Rips said:
Also the Labour government has engaged in numerous advertising campaigns and initiatives that ...to seek help and report the crime.
These sorts of things can have a drastic impact on statistics since a large percentage of violent crime typically goes unreported.
The head of the A&E at Middlemore said the worst violent crimes can't have increased because of increased reporting - as the people would
have to have sought medical attention whether they wanted to report it or not. In that respect the serious injuries can't really be attributed to higher reporting. (unless there was previously a conspiracy to hide lots of people who died from stabbings/beatings)
If the worst violent bodily crimes are on the up - then the logic follows that either there is no link between poverty and these sorts of crime or that we're just getting more violent. Either way Labour hasn't addressed it adequately in basically a decade.
It is all very well for people to come out and say "oh, but longer prison sentences don't reduce crime" - but there was a
clear and overwhelming mandate in an election referendum to deal to criminal with longer/tougher sentences (not necessarily at the expense of rehab efforts) which Labour ignored. (Not by itself) but to argue now that cutting any social services will increase crime is just one-eyed leftism which conveniently ignores the last decade.

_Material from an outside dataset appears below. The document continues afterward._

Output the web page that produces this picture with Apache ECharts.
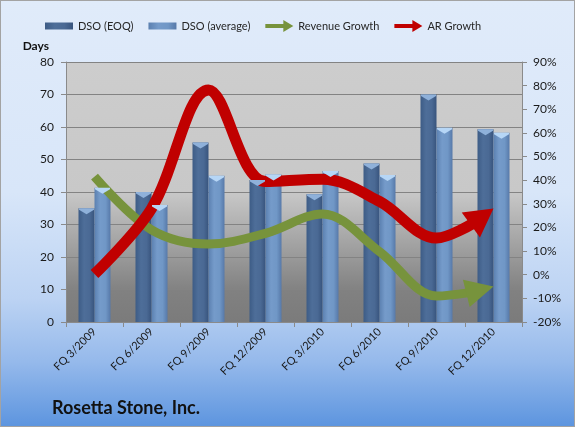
<!DOCTYPE html>
<html>
<head>
<meta charset="utf-8">
<script src="https://cdn.jsdelivr.net/npm/echarts@6/dist/echarts.min.js"></script>
<style>
  html, body { margin: 0; padding: 0; }
  #chart { width: 573px; height: 425px; border: 1px solid #a3a3a3; }
</style>
</head>
<body>
<div id="chart"></div>
<script>
// quarters on the x axis
var categories = ['FQ 3/2009', 'FQ 6/2009', 'FQ 9/2009', 'FQ 12/2009',
                  'FQ 3/2010', 'FQ 6/2010', 'FQ 9/2010', 'FQ 12/2010'];
// days sales outstanding (left axis)
var dsoEoq = [35, 40, 55.2, 43.7, 39.3, 48.8, 70, 59.3];
var dsoAvg = [41.3, 36, 45, 45.4, 46.5, 45.2, 59.8, 58.2];
// growth in % (right axis)
var revenueGrowth = [41.5, 19, 13, 17.5, 25.7, 9.8, -9, -5];
var arGrowth = [0.3, 28, 78.2, 39.4, 40.4, 31, 15.5, 28];

var FONT = 'Lato, "DejaVu Sans", sans-serif';
var arrowHead = 'path://M0,0L28,15L0,30Z';
var barIcon = 'path://M0,0M28,12M0,2.5h28v7h-28z';
var arrowIcon = 'path://M0,4h18v-4l10,6l-10,6v-4h-18z';
var barCap = 'path://M0,0H16V1.5L8,6L0,1.5Z';

function hGrad(stops) {
  return new echarts.graphic.LinearGradient(0, 0, 1, 0, stops);
}

// light bevel drawn on top of every bar
function caps(values, color) {
  return {
    symbol: barCap,
    symbolSize: [15, 6],
    symbolOffset: [0, 3],
    silent: true,
    label: { show: false },
    itemStyle: { color: color },
    data: values.map(function (v, i) { return { coord: [i, v] }; })
  };
}

// line points sit on the centre of each category (hidden value x axis 0..8)
function linePoints(values) {
  return values.map(function (v, i) { return [i + 0.5, v]; });
}

var chart = echarts.init(document.getElementById('chart'));

var option = {
  animation: false,
  backgroundColor: new echarts.graphic.LinearGradient(0, 0, 0, 1, [
    { offset: 0, color: '#e0ebfa' },
    { offset: 0.45, color: '#d8e6f9' },
    { offset: 0.7, color: '#bcd3f3' },
    { offset: 0.85, color: '#95b9eb' },
    { offset: 1, color: '#5d95df' }
  ]),
  textStyle: { fontFamily: FONT },
  title: {
    text: 'Rosetta Stone, Inc.',
    left: 51,
    top: 398,
    padding: 0,
    textStyle: { fontFamily: FONT, fontSize: 18, fontWeight: 'bold', color: '#111' }
  },
  legend: {
    left: 44,
    top: 19,
    padding: 0,
    itemWidth: 28,
    itemHeight: 12,
    itemGap: 15,
    itemStyle: { borderWidth: 0 },
    textStyle: { fontFamily: FONT, fontSize: 11, color: '#262626' },
    data: [
      { name: 'DSO (EOQ)', icon: barIcon },
      { name: 'DSO (average)', icon: barIcon },
      { name: 'Revenue Growth', icon: arrowIcon },
      { name: 'AR Growth', icon: arrowIcon }
    ]
  },
  grid: {
    left: 65, right: 52, top: 61, bottom: 104,
    show: true,
    borderWidth: 0,
    backgroundColor: new echarts.graphic.LinearGradient(0, 0, 0, 1, [
      { offset: 0, color: '#cdcdcd' },
      { offset: 0.5, color: '#c8c8c8' },
      { offset: 0.88, color: '#818181' },
      { offset: 1, color: '#7b7b7b' }
    ])
  },
  xAxis: [
    {
      type: 'category',
      data: categories,
      boundaryGap: true,
      axisLine: { lineStyle: { color: '#8a8a8a' } },
      axisTick: { show: true, length: 5, lineStyle: { color: '#8a8a8a' } },
      axisLabel: { rotate: 45, margin: 8, fontSize: 11, color: '#1a1a1a', interval: 0 }
    },
    { type: 'value', min: 0, max: 8, show: false }
  ],
  yAxis: [
    {
      type: 'value', min: 0, max: 80, interval: 10, position: 'left',
      name: 'Days', nameLocation: 'end', nameGap: 10,
      nameTextStyle: { fontFamily: FONT, fontWeight: 'bold', fontSize: 12, color: '#111', align: 'right', padding: [0, 17, 0, 0] },
      axisLine: { show: true, lineStyle: { color: '#8a8a8a' } },
      axisTick: { show: true, length: 5, lineStyle: { color: '#8a8a8a' } },
      axisLabel: { margin: 12, fontSize: 12, color: '#1a1a1a' },
      splitLine: { lineStyle: { color: '#838383' } }
    },
    {
      type: 'value', min: -20, max: 90, interval: 10, position: 'right',
      axisLine: { show: true, lineStyle: { color: '#8a8a8a' } },
      axisTick: { show: true, length: 5, lineStyle: { color: '#8a8a8a' } },
      axisLabel: { margin: 11, fontSize: 12, color: '#1a1a1a', formatter: '{value}%' },
      splitLine: { show: false }
    }
  ],
  series: [
    {
      name: 'DSO (EOQ)', type: 'bar', data: dsoEoq,
      barWidth: 16, barGap: '0%',
      itemStyle: {
        color: hGrad([
          { offset: 0, color: '#3d5c86' },
          { offset: 0.35, color: '#4e6e99' },
          { offset: 0.7, color: '#4a6994' },
          { offset: 1, color: '#38547d' }
        ])
      },
      markPoint: caps(dsoEoq, '#8fb1da')
    },
    {
      name: 'DSO (average)', type: 'bar', data: dsoAvg,
      barWidth: 16,
      itemStyle: {
        color: hGrad([
          { offset: 0, color: '#5b80b0' },
          { offset: 0.35, color: '#759bca' },
          { offset: 0.7, color: '#7097c6' },
          { offset: 1, color: '#5779a9' }
        ])
      },
      markPoint: caps(dsoAvg, '#b6d6f6')
    },
    {
      name: 'Revenue Growth', type: 'line', xAxisIndex: 1, yAxisIndex: 1,
      data: linePoints(revenueGrowth), smooth: 0.35, symbol: 'none', z: 3,
      color: '#77933c',
      lineStyle: { width: 9, color: '#77933c', cap: 'butt' }
    },
    {
      name: 'AR Growth', type: 'line', xAxisIndex: 1, yAxisIndex: 1,
      data: linePoints(arGrowth), smooth: 0.35, symbol: 'none', z: 4,
      color: '#c00000',
      lineStyle: { width: 11, color: '#c00000', cap: 'butt' }
    }
  ]
};

chart.setOption(option);

// finish each growth line with an arrow head whose tip is the last value
function withArrow(values, angle, len, width) {
  var pts = linePoints(values);
  var rad = angle * Math.PI / 180;
  var tip = chart.convertToPixel({ xAxisIndex: 1, yAxisIndex: 1 }, pts[pts.length - 1]);
  var back = len - 3;
  var base = chart.convertFromPixel({ xAxisIndex: 1, yAxisIndex: 1 },
    [tip[0] - back * Math.cos(rad), tip[1] + back * Math.sin(rad)]);
  pts[pts.length - 1] = {
    value: base,
    symbol: arrowHead,
    symbolSize: [len, width],
    symbolRotate: angle,
    symbolKeepAspect: false,
    symbolOffset: [(back - len / 2) * Math.cos(rad), -(back - len / 2) * Math.sin(rad)]
  };
  return pts;
}

chart.setOption({
  series: [
    {}, {},
    { data: withArrow(revenueGrowth, 14, 28, 28), showSymbol: true },
    { data: withArrow(arGrowth, 36, 28, 31), showSymbol: true }
  ]
});
</script>
</body>
</html>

Improving efficiency in government run organisations does not automatically mean a cut in services. Expecting a level of accountability from the public healtcare system to a level many administrators have clearly forgotten about in the last nine years is just good, practical sense - not being stingy and at the expense of care. It should be at the expense of dead wood and, by productivity indicators in some areas, there's plenty of it.